** Start Raw data **

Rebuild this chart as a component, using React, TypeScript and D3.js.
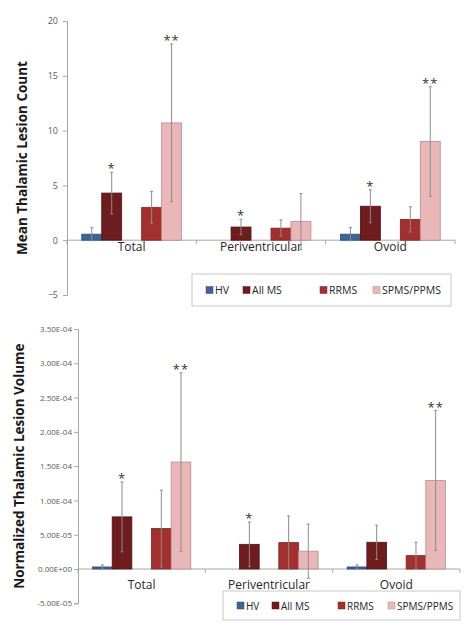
import { useEffect, useRef } from 'react';
import * as d3 from 'd3';

const categories = ['Total', 'Periventricular', 'Ovoid'];
const seriesNames = ['HV', 'All MS', 'RRMS', 'SPMS/PPMS'];
const seriesColors = ['#3d6596', '#6e1c1e', '#a3302f', '#e9b7b8'];
const seriesStrokes = ['#2e4d73', '#531315', '#7d2424', '#b98c8d'];

// lesion counts: mean and +/- error per series, in category order
const countHV = [0.55, 0, 0.55];
const countAllMS = [4.3, 1.2, 3.1];
const countRRMS = [3.0, 1.1, 1.9];
const countSPMS = [10.7, 1.7, 9.0];
const countErrHV = [0.6, 0, 0.6];
const countErrAllMS = [1.9, 0.7, 1.5];
const countErrRRMS = [1.45, 0.75, 1.15];
const countErrSPMS = [7.2, 2.55, 5.0];
const countStars = [['', '*', '', '**'], ['', '*', '', ''], ['', '*', '', '**']];
const countTicks = [-5, 0, 5, 10, 15, 20];

// normalized lesion volume
const volHV = [3e-6, 0, 3e-6];
const volAllMS = [7.6e-5, 3.6e-5, 3.9e-5];
const volRRMS = [5.9e-5, 3.85e-5, 1.95e-5];
const volSPMS = [1.56e-4, 2.6e-5, 1.29e-4];
const volErrHV = [3e-6, 0, 3e-6];
const volErrAllMS = [5.1e-5, 3.25e-5, 2.5e-5];
const volErrRRMS = [5.6e-5, 3.9e-5, 1.95e-5];
const volErrSPMS = [1.3e-4, 3.95e-5, 1.02e-4];
const volStars = [['', '*', '', '**'], ['', '*', '', ''], ['', '', '', '**']];
const volTicks = [-5e-5, 0, 5e-5, 1e-4, 1.5e-4, 2e-4, 2.5e-4, 3e-4, 3.5e-4];

const FONT = '"Open Sans", "Liberation Sans", sans-serif';

const sciFormat = (v: number) =>
  v.toExponential(2).toUpperCase().replace(/E([+-])(\d)$/, 'E$10$2');

function drawPanel(root: any, cfg: any) {
  const { x0, x1, yTop, yBottom, ticks, fmt, means, errs, stars, title, titleX,
    tickGap, tickSize, catY, legend } = cfg;
  const g = root.append('g');

  const y = d3.scaleLinear().domain([ticks[0], ticks[ticks.length - 1]]).range([yBottom, yTop]);
  const x = d3.scaleBand().domain(categories).range([x0, x1]).padding(0);
  const slots = ['HV', 'All MS', 'gap', 'RRMS', 'SPMS/PPMS'];
  const sub = d3.scaleBand().domain(slots).range([0, x.bandwidth()])
    .paddingInner(0).paddingOuter(0.74);

  // y axis
  const yAxis = g.append('g').attr('transform', `translate(${x0},0)`)
    .call(d3.axisLeft(y).tickValues(ticks).tickSize(4).tickPadding(tickGap).tickFormat(fmt));
  yAxis.select('.domain').attr('stroke', '#a6a6a6');
  yAxis.selectAll('.tick line').attr('stroke', '#a6a6a6');
  yAxis.selectAll('text').attr('fill', '#595959').style('font-family', FONT)
    .style('font-size', `${tickSize}px`);

  // category axis at zero
  const zeroY = y(0);
  g.append('line').attr('x1', x0).attr('x2', x1).attr('y1', zeroY).attr('y2', zeroY)
    .attr('stroke', '#a6a6a6');
  const bounds = [x0, ...categories.map(c => (x(c) as number) + x.bandwidth())];
  g.selectAll('.ctick').data(bounds).enter().append('line')
    .attr('x1', d => d).attr('x2', d => d).attr('y1', zeroY).attr('y2', zeroY + 4)
    .attr('stroke', '#a6a6a6');
  g.selectAll('.clabel').data(categories).enter().append('text')
    .attr('x', d => (x(d) as number) + x.bandwidth() / 2).attr('y', catY)
    .attr('text-anchor', 'middle').attr('fill', '#262626')
    .style('font-family', FONT).style('font-size', '12px').text(d => d);

  const rows: any[] = [];
  categories.forEach((c, ci) => {
    seriesNames.forEach((s, si) => {
      rows.push({
        cx: (x(c) as number) + (sub(s) as number),
        v: means[si][ci], e: errs[si][ci], star: stars[ci][si], si,
      });
    });
  });

  const bw = sub.bandwidth();
  g.selectAll('.bar').data(rows.filter(d => d.v !== 0)).enter().append('rect')
    .attr('x', d => d.cx).attr('width', bw)
    .attr('y', d => y(Math.max(0, d.v))).attr('height', d => Math.abs(y(d.v) - zeroY))
    .attr('fill', d => seriesColors[d.si]).attr('stroke', d => seriesStrokes[d.si])
    .attr('stroke-width', 0.8);

  const errRows = rows.filter(d => d.e > 0);
  const eg = g.selectAll('.err').data(errRows).enter().append('g').attr('stroke', '#8c8c8c');
  eg.append('line').attr('x1', d => d.cx + bw / 2).attr('x2', d => d.cx + bw / 2)
    .attr('y1', d => y(d.v + d.e)).attr('y2', d => y(d.v - d.e));
  eg.append('line').attr('x1', d => d.cx + bw / 2 - 1.5).attr('x2', d => d.cx + bw / 2 + 1.5)
    .attr('y1', d => y(d.v + d.e)).attr('y2', d => y(d.v + d.e));
  eg.append('line').attr('x1', d => d.cx + bw / 2 - 1.5).attr('x2', d => d.cx + bw / 2 + 1.5)
    .attr('y1', d => y(d.v - d.e)).attr('y2', d => y(d.v - d.e));

  g.selectAll('.star').data(rows.filter(d => d.star)).enter().append('text')
    .attr('x', d => d.cx + bw / 2).attr('y', d => y(d.v + d.e) + 1)
    .attr('text-anchor', 'middle').attr('fill', '#333')
    .style('font-family', FONT).style('font-size', '13px').style('letter-spacing', '1px')
    .text(d => d.star);

  // title
  const midY = (yTop + yBottom) / 2;
  g.append('text').attr('transform', `translate(${titleX},${midY}) rotate(-90)`)
    .attr('text-anchor', 'middle').attr('dominant-baseline', 'middle')
    .attr('fill', '#1a1a1a').style('font-family', FONT).style('font-weight', 'bold')
    .style('font-size', '13.5px').text(title);

  // legend
  const lg = g.append('g');
  lg.append('rect').attr('x', legend.x).attr('y', legend.y).attr('width', legend.w)
    .attr('height', legend.h).attr('fill', '#fff').attr('stroke', '#c8c8c8');
  seriesNames.forEach((s, i) => {
    const lx = legend.items[i];
    const cy = legend.y + legend.h / 2;
    lg.append('rect').attr('x', lx).attr('y', cy - 3.5).attr('width', 7).attr('height', 7)
      .attr('fill', seriesColors[i]).attr('stroke', seriesStrokes[i]).attr('stroke-width', 0.5);
    lg.append('text').attr('x', lx + 9).attr('y', cy).attr('dominant-baseline', 'central')
      .attr('fill', '#262626').style('font-family', FONT)
      .style('font-size', `${legend.font}px`).text(s);
  });
}

export default function App() {
  const ref = useRef<SVGSVGElement>(null);

  useEffect(() => {
    const svg = d3.select(ref.current);
    svg.selectAll('*').remove();
    svg.append('rect').attr('width', 474).attr('height', 638).attr('fill', '#fff');

    drawPanel(svg, {
      x0: 67, x1: 455, yTop: 21, yBottom: 295,
      ticks: countTicks, fmt: d3.format('d'), tickGap: 5, tickSize: 9,
      means: [countHV, countAllMS, countRRMS, countSPMS],
      errs: [countErrHV, countErrAllMS, countErrRRMS, countErrSPMS],
      stars: countStars, title: 'Mean Thalamic Lesion Count', titleX: 23, catY: 251,
      legend: { x: 192, y: 274, w: 259, h: 32, font: 10.5, items: [206, 243, 320, 373] },
    });

    drawPanel(svg, {
      x0: 78, x1: 460, yTop: 329, yBottom: 603.3,
      ticks: volTicks, fmt: sciFormat, tickGap: 2, tickSize: 8,
      means: [volHV, volAllMS, volRRMS, volSPMS],
      errs: [volErrHV, volErrAllMS, volErrRRMS, volErrSPMS],
      stars: volStars, title: 'Normalized Thalamic Lesion Volume', titleX: 20, catY: 589,
      legend: { x: 223, y: 591, w: 237, h: 29, font: 10, items: [237, 272, 338, 388] },
    });
  }, []);

  return (
    <svg ref={ref} width={474} height={638}
      style={{ position: 'absolute', left: 0, top: 0, display: 'block' }} />
  );
}
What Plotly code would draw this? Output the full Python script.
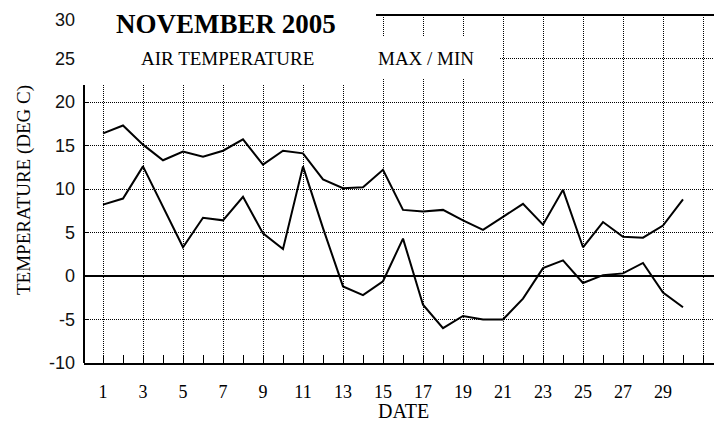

** End Raw data **

Request> Could you repeat exactly the lines from the first one of the records above through the line containing "import * as d3 from 'd3';", leaving out any pictures?

Response to the task>
Rebuild this chart as a component, using React, TypeScript and D3.js.
import { useEffect, useRef } from 'react';
import * as d3 from 'd3';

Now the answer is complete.